■ Directions
Exactly as written, write out the lines below from the first to the one containing "plt.rcParams['font.family'] = ['Lato', 'DejaVu", inclusive. Pictures do not belong in the copy.

■ Supplied material

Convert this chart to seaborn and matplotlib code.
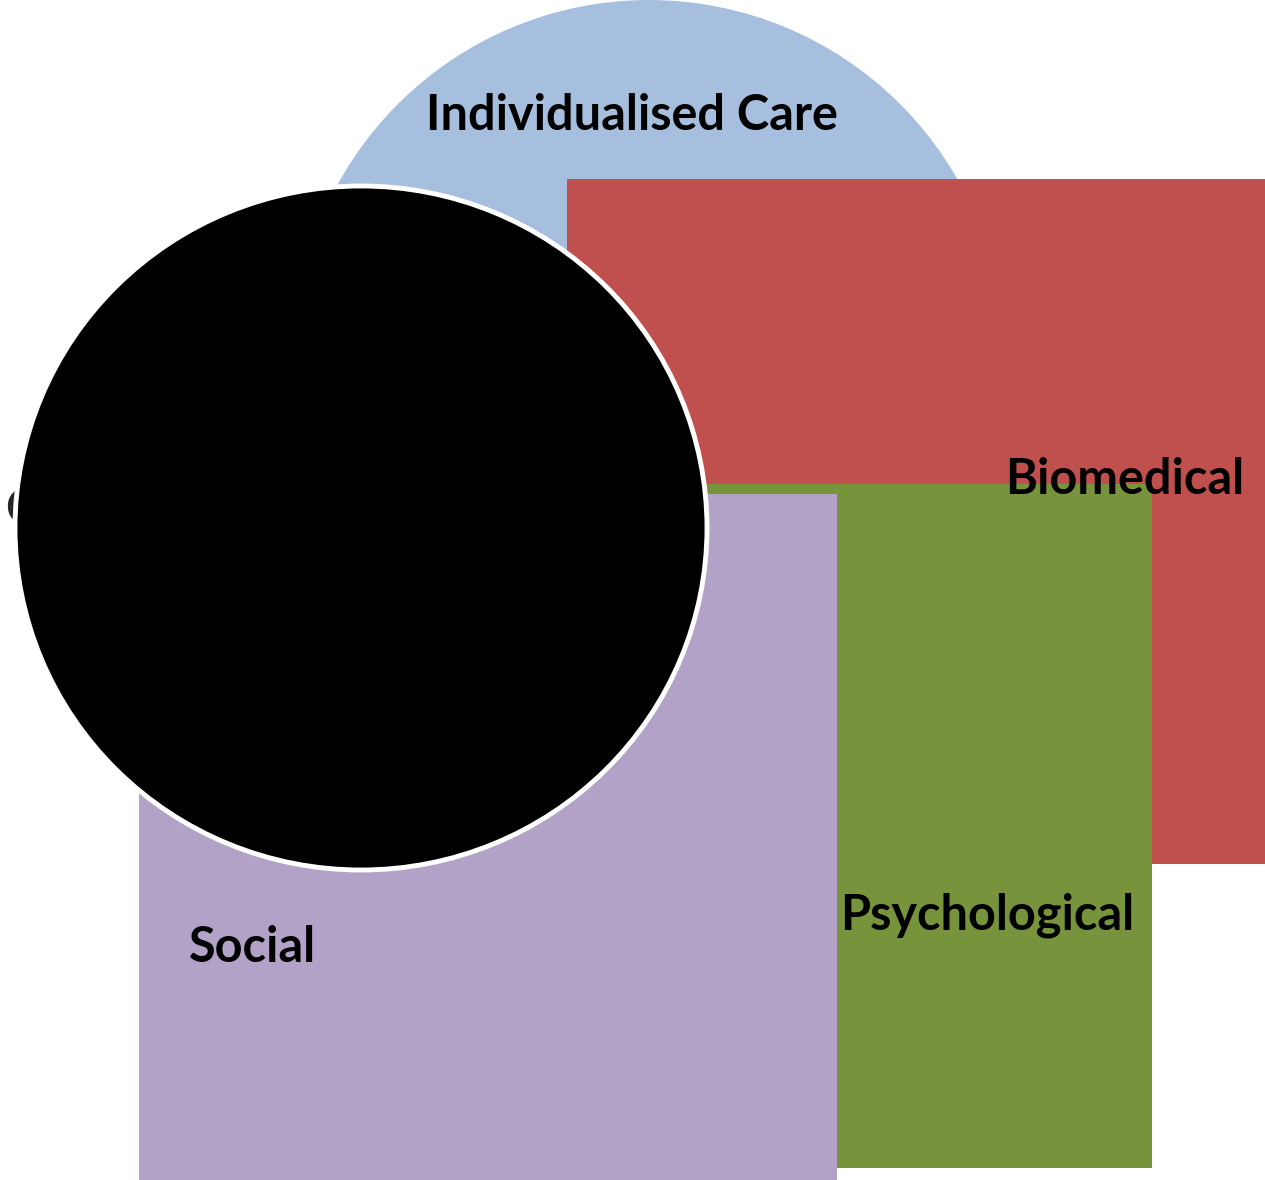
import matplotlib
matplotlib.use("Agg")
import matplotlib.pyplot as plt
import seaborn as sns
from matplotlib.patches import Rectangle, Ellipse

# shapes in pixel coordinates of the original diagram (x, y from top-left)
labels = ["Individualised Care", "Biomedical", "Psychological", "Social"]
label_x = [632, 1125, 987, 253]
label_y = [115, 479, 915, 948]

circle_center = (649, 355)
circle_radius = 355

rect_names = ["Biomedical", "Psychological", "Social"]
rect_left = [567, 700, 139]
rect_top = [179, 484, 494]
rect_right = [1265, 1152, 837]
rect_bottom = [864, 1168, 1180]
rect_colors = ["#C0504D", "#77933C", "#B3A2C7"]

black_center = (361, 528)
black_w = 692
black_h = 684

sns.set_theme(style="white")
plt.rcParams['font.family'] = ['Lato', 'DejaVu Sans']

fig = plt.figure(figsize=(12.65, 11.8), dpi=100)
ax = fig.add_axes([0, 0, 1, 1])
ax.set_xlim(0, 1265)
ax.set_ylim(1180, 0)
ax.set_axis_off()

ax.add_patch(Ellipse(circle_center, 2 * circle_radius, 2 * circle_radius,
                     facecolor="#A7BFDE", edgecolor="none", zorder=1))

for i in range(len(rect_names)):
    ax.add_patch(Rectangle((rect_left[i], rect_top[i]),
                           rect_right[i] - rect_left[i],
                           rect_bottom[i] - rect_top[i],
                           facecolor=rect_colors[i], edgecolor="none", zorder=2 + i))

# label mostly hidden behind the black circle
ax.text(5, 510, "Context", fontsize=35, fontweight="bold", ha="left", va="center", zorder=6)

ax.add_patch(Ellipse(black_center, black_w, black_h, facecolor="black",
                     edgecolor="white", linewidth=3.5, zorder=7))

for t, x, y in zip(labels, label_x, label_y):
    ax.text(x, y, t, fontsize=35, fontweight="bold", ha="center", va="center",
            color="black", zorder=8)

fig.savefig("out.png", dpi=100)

■ Solution to this task
Convert this chart to seaborn and matplotlib code.
import matplotlib
matplotlib.use("Agg")
import matplotlib.pyplot as plt
import seaborn as sns
from matplotlib.patches import Rectangle, Ellipse

# shapes in pixel coordinates of the original diagram (x, y from top-left)
labels = ["Individualised Care", "Biomedical", "Psychological", "Social"]
label_x = [632, 1125, 987, 253]
label_y = [115, 479, 915, 948]

circle_center = (649, 355)
circle_radius = 355

rect_names = ["Biomedical", "Psychological", "Social"]
rect_left = [567, 700, 139]
rect_top = [179, 484, 494]
rect_right = [1265, 1152, 837]
rect_bottom = [864, 1168, 1180]
rect_colors = ["#C0504D", "#77933C", "#B3A2C7"]

black_center = (361, 528)
black_w = 692
black_h = 684

sns.set_theme(style="white")
plt.rcParams['font.family'] = ['Lato', 'DejaVu Sans']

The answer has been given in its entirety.